Record set:
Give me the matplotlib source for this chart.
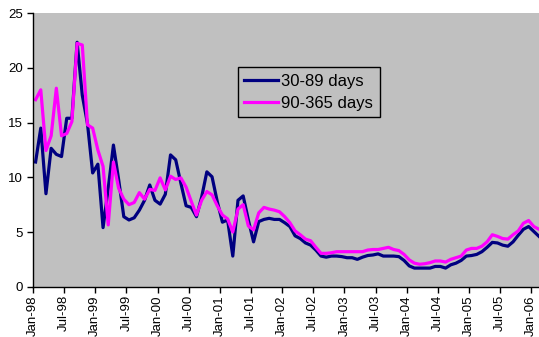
import numpy as np
import matplotlib.pyplot as plt

plt.rcParams['font.family'] = ['Liberation Sans', 'DejaVu Sans']

# monthly values, Jan-98 .. Feb-06
days_30_89 = [11.4, 14.5, 8.5, 12.65, 12.1, 11.9, 15.4, 15.4, 22.35, 17.5,
              14.9, 10.4, 11.2, 5.4, 9.0, 12.95, 9.8, 6.4, 6.1, 6.3,
              7.0, 7.9, 9.3, 7.9, 7.55, 8.45, 12.05, 11.6, 9.45, 7.4,
              7.25, 6.4, 8.2, 10.5, 10.05, 7.8, 5.9, 6.1, 2.8, 7.9,
              8.3, 6.1, 4.1, 5.95, 6.15, 6.25, 6.15, 6.15, 5.85, 5.5,
              4.65, 4.4, 4.0, 3.8, 3.35, 2.8, 2.7, 2.8, 2.8, 2.75,
              2.65, 2.65, 2.5, 2.7, 2.85, 2.9, 3.0, 2.8, 2.8, 2.8,
              2.75, 2.4, 1.9, 1.7, 1.7, 1.7, 1.7, 1.85, 1.85, 1.7,
              2.0, 2.15, 2.4, 2.8, 2.85, 2.95, 3.2, 3.6, 4.05, 4.0,
              3.8, 3.7, 4.1, 4.7, 5.25, 5.5, 5.05, 4.6]

days_90_365 = [17.1, 18.0, 12.45, 13.8, 18.15, 13.8, 14.0, 15.1, 22.25, 22.1,
               14.8, 14.5, 12.5, 11.0, 5.65, 11.4, 9.0, 8.0, 7.5, 7.7,
               8.6, 8.0, 8.9, 8.8, 9.95, 8.85, 10.1, 9.8, 9.95, 9.1,
               7.8, 6.55, 7.9, 8.7, 8.4, 7.4, 6.55, 6.2, 5.0, 7.1,
               7.5, 5.55, 5.2, 6.75, 7.25, 7.1, 7.0, 6.85, 6.4, 5.85,
               5.1, 4.75, 4.35, 4.2, 3.6, 3.05, 3.05, 3.1, 3.2, 3.2,
               3.2, 3.2, 3.2, 3.2, 3.35, 3.4, 3.4, 3.5, 3.6, 3.4,
               3.3, 2.95, 2.45, 2.15, 2.05, 2.1, 2.2, 2.35, 2.35, 2.25,
               2.5, 2.65, 2.8, 3.35, 3.5, 3.5, 3.7, 4.1, 4.75, 4.6,
               4.4, 4.35, 4.75, 5.1, 5.8, 6.05, 5.5, 5.25]

tick_labels = ['Jan-98', 'Jul-98', 'Jan-99', 'Jul-99', 'Jan-00', 'Jul-00',
               'Jan-01', 'Jul-01', 'Jan-02', 'Jul-02', 'Jan-03', 'Jul-03',
               'Jan-04', 'Jul-04', 'Jan-05', 'Jul-05', 'Jan-06']

months = np.arange(len(days_30_89)) + 0.5  # points sit mid-category

fig = plt.figure(figsize=(5.39, 3.37), dpi=100)
ax = fig.add_axes([0.0612, 0.1493, 0.9436, 0.8113])
ax.set_facecolor('#C0C0C0')

ax.plot(months, days_30_89, color='#000080', lw=2.3, label='30-89 days')
ax.plot(months, days_90_365, color='#FF00FF', lw=2.3, label='90-365 days')

ax.set_xlim(0, 98)
ax.set_ylim(0, 25)
ax.set_yticks([0, 5, 10, 15, 20, 25])
ax.set_xticks(np.arange(0, 97, 6))
ax.set_xticklabels(tick_labels, rotation=90)
ax.tick_params(axis='both', direction='out', length=4, width=1, labelsize=9.5,
               colors='black')
ax.tick_params(axis='y', pad=3)
ax.tick_params(axis='x', pad=2)

for s in ['top', 'right']:
    ax.spines[s].set_visible(False)
for s in ['left', 'bottom']:
    ax.spines[s].set_linewidth(1)
    ax.spines[s].set_color('black')

leg = ax.legend(loc='upper left', bbox_to_anchor=(0.4025, 0.8025),
                borderaxespad=0, fontsize=12, fancybox=False,
                facecolor='#C0C0C0', edgecolor='black', framealpha=1,
                handlelength=2.0, handletextpad=0.2, borderpad=0.4,
                labelspacing=0.4)
leg.get_frame().set_linewidth(1)

fig.savefig('out.png', dpi=100)
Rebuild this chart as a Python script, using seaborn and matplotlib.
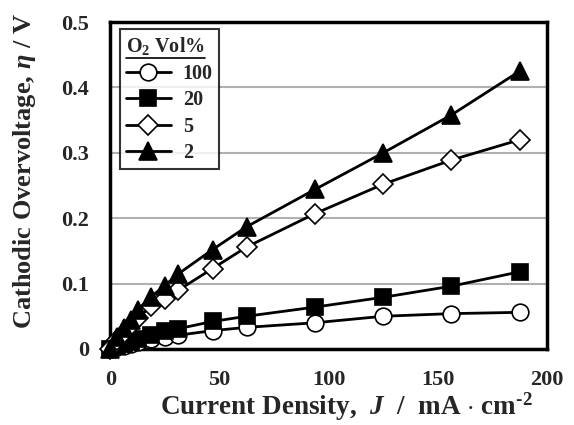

Goal: Quote every line of the records above exactly; no picture is to be copied.

Output of the exercise:
Give me the matplotlib source for this chart.
import numpy as np
import matplotlib.pyplot as plt

plt.rcParams['font.family'] = ['Liberation Sans', 'DejaVu Sans']

# monthly values, Jan-98 .. Feb-06
days_30_89 = [11.4, 14.5, 8.5, 12.65, 12.1, 11.9, 15.4, 15.4, 22.35, 17.5,
              14.9, 10.4, 11.2, 5.4, 9.0, 12.95, 9.8, 6.4, 6.1, 6.3,
              7.0, 7.9, 9.3, 7.9, 7.55, 8.45, 12.05, 11.6, 9.45, 7.4,
              7.25, 6.4, 8.2, 10.5, 10.05, 7.8, 5.9, 6.1, 2.8, 7.9,
              8.3, 6.1, 4.1, 5.95, 6.15, 6.25, 6.15, 6.15, 5.85, 5.5,
              4.65, 4.4, 4.0, 3.8, 3.35, 2.8, 2.7, 2.8, 2.8, 2.75,
              2.65, 2.65, 2.5, 2.7, 2.85, 2.9, 3.0, 2.8, 2.8, 2.8,
              2.75, 2.4, 1.9, 1.7, 1.7, 1.7, 1.7, 1.85, 1.85, 1.7,
              2.0, 2.15, 2.4, 2.8, 2.85, 2.95, 3.2, 3.6, 4.05, 4.0,
              3.8, 3.7, 4.1, 4.7, 5.25, 5.5, 5.05, 4.6]

days_90_365 = [17.1, 18.0, 12.45, 13.8, 18.15, 13.8, 14.0, 15.1, 22.25, 22.1,
               14.8, 14.5, 12.5, 11.0, 5.65, 11.4, 9.0, 8.0, 7.5, 7.7,
               8.6, 8.0, 8.9, 8.8, 9.95, 8.85, 10.1, 9.8, 9.95, 9.1,
               7.8, 6.55, 7.9, 8.7, 8.4, 7.4, 6.55, 6.2, 5.0, 7.1,
               7.5, 5.55, 5.2, 6.75, 7.25, 7.1, 7.0, 6.85, 6.4, 5.85,
               5.1, 4.75, 4.35, 4.2, 3.6, 3.05, 3.05, 3.1, 3.2, 3.2,
               3.2, 3.2, 3.2, 3.2, 3.35, 3.4, 3.4, 3.5, 3.6, 3.4,
               3.3, 2.95, 2.45, 2.15, 2.05, 2.1, 2.2, 2.35, 2.35, 2.25,
               2.5, 2.65, 2.8, 3.35, 3.5, 3.5, 3.7, 4.1, 4.75, 4.6,
               4.4, 4.35, 4.75, 5.1, 5.8, 6.05, 5.5, 5.25]

tick_labels = ['Jan-98', 'Jul-98', 'Jan-99', 'Jul-99', 'Jan-00', 'Jul-00',
               'Jan-01', 'Jul-01', 'Jan-02', 'Jul-02', 'Jan-03', 'Jul-03',
               'Jan-04', 'Jul-04', 'Jan-05', 'Jul-05', 'Jan-06']

months = np.arange(len(days_30_89)) + 0.5  # points sit mid-category

fig = plt.figure(figsize=(5.39, 3.37), dpi=100)
ax = fig.add_axes([0.0612, 0.1493, 0.9436, 0.8113])
ax.set_facecolor('#C0C0C0')

ax.plot(months, days_30_89, color='#000080', lw=2.3, label='30-89 days')
ax.plot(months, days_90_365, color='#FF00FF', lw=2.3, label='90-365 days')

ax.set_xlim(0, 98)
ax.set_ylim(0, 25)
ax.set_yticks([0, 5, 10, 15, 20, 25])
ax.set_xticks(np.arange(0, 97, 6))
ax.set_xticklabels(tick_labels, rotation=90)
ax.tick_params(axis='both', direction='out', length=4, width=1, labelsize=9.5,
               colors='black')
ax.tick_params(axis='y', pad=3)
ax.tick_params(axis='x', pad=2)

for s in ['top', 'right']:
    ax.spines[s].set_visible(False)
for s in ['left', 'bottom']:
    ax.spines[s].set_linewidth(1)
    ax.spines[s].set_color('black')

leg = ax.legend(loc='upper left', bbox_to_anchor=(0.4025, 0.8025),
                borderaxespad=0, fontsize=12, fancybox=False,
                facecolor='#C0C0C0', edgecolor='black', framealpha=1,
                handlelength=2.0, handletextpad=0.2, borderpad=0.4,
                labelspacing=0.4)
leg.get_frame().set_linewidth(1)

fig.savefig('out.png', dpi=100)
Rebuild this chart as a Python script, using seaborn and matplotlib.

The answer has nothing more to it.